PROBLEM TO WORK ON: Reproduce the data below in full and exclude every picture.
[PROVIDED DATA start]
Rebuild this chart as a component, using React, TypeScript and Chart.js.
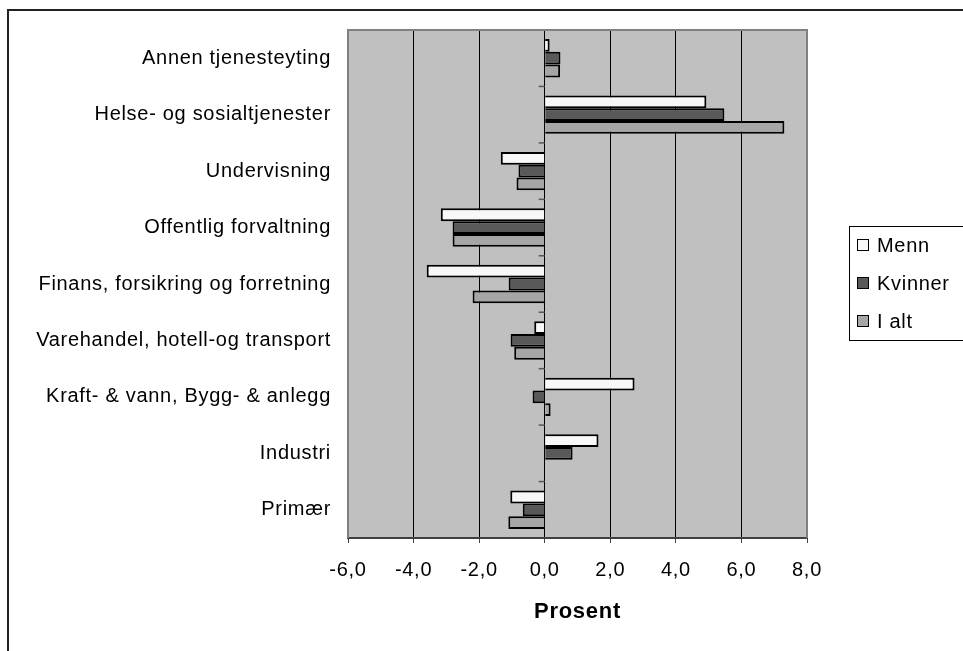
import React, { useEffect, useRef } from "react";
import { Chart, registerables } from "chart.js";

Chart.register(...registerables);

const categories = [
  "Annen tjenesteyting",
  "Helse- og sosialtjenester",
  "Undervisning",
  "Offentlig forvaltning",
  "Finans, forsikring og forretning",
  "Varehandel, hotell-og transport",
  "Kraft- & vann, Bygg- & anlegg",
  "Industri",
  "Primær",
];

const menn = [0.15, 4.93, -1.34, -3.17, -3.6, -0.32, 2.74, 1.64, -1.05];
const kvinner = [0.48, 5.48, -0.8, -2.81, -1.1, -1.04, -0.37, 0.85, -0.67];
const iAlt: (number | null)[] = [0.47, 7.31, -0.86, -2.81, -2.2, -0.93, 0.18, null, -1.11];

const seriesNames = ["Menn", "Kvinner", "I alt"];
const seriesColors = ["#f8f8f8", "#595959", "#a6a6a6"];

const xTicks = [-6, -4, -2, 0, 2, 4, 6, 8];
const xTickLabels = ["-6,0", "-4,0", "-2,0", "0,0", "2,0", "4,0", "6,0", "8,0"];
const xTitle = "Prosent";

const FONT = "'Liberation Sans', Arial, sans-serif";

const decorPlugin = {
  id: "decor",
  beforeDraw(chart: any) {
    const { ctx, chartArea } = chart;
    ctx.letterSpacing = "0.7px";
    ctx.save();
    ctx.fillStyle = "#c0c0c0";
    ctx.fillRect(chartArea.left, chartArea.top, chartArea.right - chartArea.left, chartArea.bottom - chartArea.top);
    ctx.restore();
  },
  afterDatasetsDraw(chart: any) {
    const { ctx, chartArea } = chart;
    const xs = chart.scales.x;
    const x0 = xs.getPixelForValue(0);
    const n = categories.length;
    const band = (chartArea.bottom - chartArea.top) / n;
    ctx.save();
    ctx.strokeStyle = "#555";
    ctx.lineWidth = 1.5;
    for (let i = 0; i < n; i++) {
      const y = chartArea.top + i * band;
      ctx.beginPath();
      ctx.moveTo(x0 - 6, y);
      ctx.lineTo(x0, y);
      ctx.stroke();
    }
    ctx.strokeStyle = "#808080";
    ctx.lineWidth = 2;
    ctx.beginPath();
    ctx.moveTo(chartArea.left, chartArea.bottom);
    ctx.lineTo(chartArea.left, chartArea.top);
    ctx.lineTo(chartArea.right, chartArea.top);
    ctx.lineTo(chartArea.right, chartArea.bottom);
    ctx.stroke();
    ctx.restore();
  },
  afterDraw(chart: any) {
    const { ctx } = chart;
    ctx.save();
    ctx.strokeStyle = "#222";
    ctx.lineWidth = 2;
    ctx.beginPath();
    ctx.moveTo(8, 660);
    ctx.lineTo(8, 10);
    ctx.lineTo(970, 10);
    ctx.stroke();
    ctx.strokeStyle = "#000";
    ctx.lineWidth = 1;
    ctx.strokeRect(849.5, 226.5, 130, 114);
    ctx.font = `20px ${FONT}`;
    ctx.textBaseline = "middle";
    ctx.textAlign = "left";
    const ys = [245, 283, 321];
    seriesNames.forEach((name, i) => {
      ctx.fillStyle = seriesColors[i];
      ctx.fillRect(857.5, ys[i] - 5.5, 11, 11);
      ctx.strokeStyle = "#000";
      ctx.strokeRect(857.5, ys[i] - 5.5, 11, 11);
      ctx.fillStyle = "#000";
      ctx.fillText(name, 877, ys[i] + 1);
    });
    ctx.restore();
  },
};

export default function App() {
  const ref = useRef<HTMLCanvasElement>(null);
  useEffect(() => {
    const canvas = ref.current;
    if (!canvas) return;
    const values = [menn, kvinner, iAlt];
    const chart = new Chart(canvas, {
      type: "bar",
      data: {
        labels: categories,
        datasets: seriesNames.map((name, i) => ({
          label: name,
          data: values[i] as any,
          backgroundColor: seriesColors[i],
          borderColor: "#000",
          borderWidth: 2,
          categoryPercentage: 0.68,
          barPercentage: 1,
        })),
      },
      options: {
        indexAxis: "y",
        animation: false,
        responsive: false,
        maintainAspectRatio: false,
        devicePixelRatio: 1,
        layout: { padding: { left: 0, top: 30, right: 156, bottom: 25.8 } },
        plugins: {
          legend: { display: false },
          tooltip: { enabled: false },
        },
        scales: {
          x: {
            type: "linear",
            min: -6,
            max: 8,
            afterBuildTicks(scale: any) {
              scale.ticks = xTicks.map((v) => ({ value: v }));
            },
            afterFit(scale: any) {
              scale.height = 87.2;
            },
            ticks: {
              color: "#000",
              font: { family: FONT, size: 20 },
              padding: 15,
              maxRotation: 0,
              autoSkip: false,
              callback: (v: any) => {
                const idx = xTicks.indexOf(Number(v));
                return idx >= 0 ? xTickLabels[idx] : "";
              },
            },
            grid: {
              color: (c: any) => {
                const v = c.tick ? c.tick.value : 0;
                return v === -6 || v === 8 ? "#808080" : "#000";
              },
              lineWidth: 1,
              drawTicks: true,
              tickLength: 5,
              tickColor: "#404040",
            },
            border: { display: true, color: "#404040", width: 2 },
            title: {
              display: true,
              text: xTitle,
              color: "#000",
              font: { family: FONT, size: 22, weight: "bold" },
              padding: { top: 0, bottom: 0 },
            },
          },
          y: {
            type: "category",
            afterFit(scale: any) {
              scale.width = 348;
            },
            ticks: {
              color: "#000",
              font: { family: FONT, size: 20 },
              padding: 17,
              autoSkip: false,
            },
            grid: { display: false, drawTicks: false },
            border: { display: false },
          },
        },
      },
      plugins: [decorPlugin],
    } as any);
    return () => chart.destroy();
  }, []);
  return (
    <div style={{ position: "fixed", left: 0, top: 0, width: 963, height: 651, background: "#fff" }}>
      <canvas ref={ref} width={963} height={651} style={{ width: 963, height: 651, display: "block" }} />
    </div>
  );
}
[PROVIDED DATA end]
RESPONSE BELOW:
Rebuild this chart as a component, using React, TypeScript and Chart.js.
import React, { useEffect, useRef } from "react";
import { Chart, registerables } from "chart.js";

Chart.register(...registerables);

const categories = [
  "Annen tjenesteyting",
  "Helse- og sosialtjenester",
  "Undervisning",
  "Offentlig forvaltning",
  "Finans, forsikring og forretning",
  "Varehandel, hotell-og transport",
  "Kraft- & vann, Bygg- & anlegg",
  "Industri",
  "Primær",
];

const menn = [0.15, 4.93, -1.34, -3.17, -3.6, -0.32, 2.74, 1.64, -1.05];
const kvinner = [0.48, 5.48, -0.8, -2.81, -1.1, -1.04, -0.37, 0.85, -0.67];
const iAlt: (number | null)[] = [0.47, 7.31, -0.86, -2.81, -2.2, -0.93, 0.18, null, -1.11];

const seriesNames = ["Menn", "Kvinner", "I alt"];
const seriesColors = ["#f8f8f8", "#595959", "#a6a6a6"];

const xTicks = [-6, -4, -2, 0, 2, 4, 6, 8];
const xTickLabels = ["-6,0", "-4,0", "-2,0", "0,0", "2,0", "4,0", "6,0", "8,0"];
const xTitle = "Prosent";

const FONT = "'Liberation Sans', Arial, sans-serif";

const decorPlugin = {
  id: "decor",
  beforeDraw(chart: any) {
    const { ctx, chartArea } = chart;
    ctx.letterSpacing = "0.7px";
    ctx.save();
    ctx.fillStyle = "#c0c0c0";
    ctx.fillRect(chartArea.left, chartArea.top, chartArea.right - chartArea.left, chartArea.bottom - chartArea.top);
    ctx.restore();
  },
  afterDatasetsDraw(chart: any) {
    const { ctx, chartArea } = chart;
    const xs = chart.scales.x;
    const x0 = xs.getPixelForValue(0);
    const n = categories.length;
    const band = (chartArea.bottom - chartArea.top) / n;
    ctx.save();
    ctx.strokeStyle = "#555";
    ctx.lineWidth = 1.5;
    for (let i = 0; i < n; i++) {
      const y = chartArea.top + i * band;
      ctx.beginPath();
      ctx.moveTo(x0 - 6, y);
      ctx.lineTo(x0, y);
      ctx.stroke();
    }
    ctx.strokeStyle = "#808080";
    ctx.lineWidth = 2;
    ctx.beginPath();
    ctx.moveTo(chartArea.left, chartArea.bottom);
    ctx.lineTo(chartArea.left, chartArea.top);
    ctx.lineTo(chartArea.right, chartArea.top);
    ctx.lineTo(chartArea.right, chartArea.bottom);
    ctx.stroke();
    ctx.restore();
  },
  afterDraw(chart: any) {
    const { ctx } = chart;
    ctx.save();
    ctx.strokeStyle = "#222";
    ctx.lineWidth = 2;
    ctx.beginPath();
    ctx.moveTo(8, 660);
    ctx.lineTo(8, 10);
    ctx.lineTo(970, 10);
    ctx.stroke();
    ctx.strokeStyle = "#000";
    ctx.lineWidth = 1;
    ctx.strokeRect(849.5, 226.5, 130, 114);
    ctx.font = `20px ${FONT}`;
    ctx.textBaseline = "middle";
    ctx.textAlign = "left";
    const ys = [245, 283, 321];
    seriesNames.forEach((name, i) => {
      ctx.fillStyle = seriesColors[i];
      ctx.fillRect(857.5, ys[i] - 5.5, 11, 11);
      ctx.strokeStyle = "#000";
      ctx.strokeRect(857.5, ys[i] - 5.5, 11, 11);
      ctx.fillStyle = "#000";
      ctx.fillText(name, 877, ys[i] + 1);
    });
    ctx.restore();
  },
};

export default function App() {
  const ref = useRef<HTMLCanvasElement>(null);
  useEffect(() => {
    const canvas = ref.current;
    if (!canvas) return;
    const values = [menn, kvinner, iAlt];
    const chart = new Chart(canvas, {
      type: "bar",
      data: {
        labels: categories,
        datasets: seriesNames.map((name, i) => ({
          label: name,
          data: values[i] as any,
          backgroundColor: seriesColors[i],
          borderColor: "#000",
          borderWidth: 2,
          categoryPercentage: 0.68,
          barPercentage: 1,
        })),
      },
      options: {
        indexAxis: "y",
        animation: false,
        responsive: false,
        maintainAspectRatio: false,
        devicePixelRatio: 1,
        layout: { padding: { left: 0, top: 30, right: 156, bottom: 25.8 } },
        plugins: {
          legend: { display: false },
          tooltip: { enabled: false },
        },
        scales: {
          x: {
            type: "linear",
            min: -6,
            max: 8,
            afterBuildTicks(scale: any) {
              scale.ticks = xTicks.map((v) => ({ value: v }));
            },
            afterFit(scale: any) {
              scale.height = 87.2;
            },
            ticks: {
              color: "#000",
              font: { family: FONT, size: 20 },
              padding: 15,
              maxRotation: 0,
              autoSkip: false,
              callback: (v: any) => {
                const idx = xTicks.indexOf(Number(v));
                return idx >= 0 ? xTickLabels[idx] : "";
              },
            },
            grid: {
              color: (c: any) => {
                const v = c.tick ? c.tick.value : 0;
                return v === -6 || v === 8 ? "#808080" : "#000";
              },
              lineWidth: 1,
              drawTicks: true,
              tickLength: 5,
              tickColor: "#404040",
            },
            border: { display: true, color: "#404040", width: 2 },
            title: {
              display: true,
              text: xTitle,
              color: "#000",
              font: { family: FONT, size: 22, weight: "bold" },
              padding: { top: 0, bottom: 0 },
            },
          },
          y: {
            type: "category",
            afterFit(scale: any) {
              scale.width = 348;
            },
            ticks: {
              color: "#000",
              font: { family: FONT, size: 20 },
              padding: 17,
              autoSkip: false,
            },
            grid: { display: false, drawTicks: false },
            border: { display: false },
          },
        },
      },
      plugins: [decorPlugin],
    } as any);
    return () => chart.destroy();
  }, []);
  return (
    <div style={{ position: "fixed", left: 0, top: 0, width: 963, height: 651, background: "#fff" }}>
      <canvas ref={ref} width={963} height={651} style={{ width: 963, height: 651, display: "block" }} />
    </div>
  );
}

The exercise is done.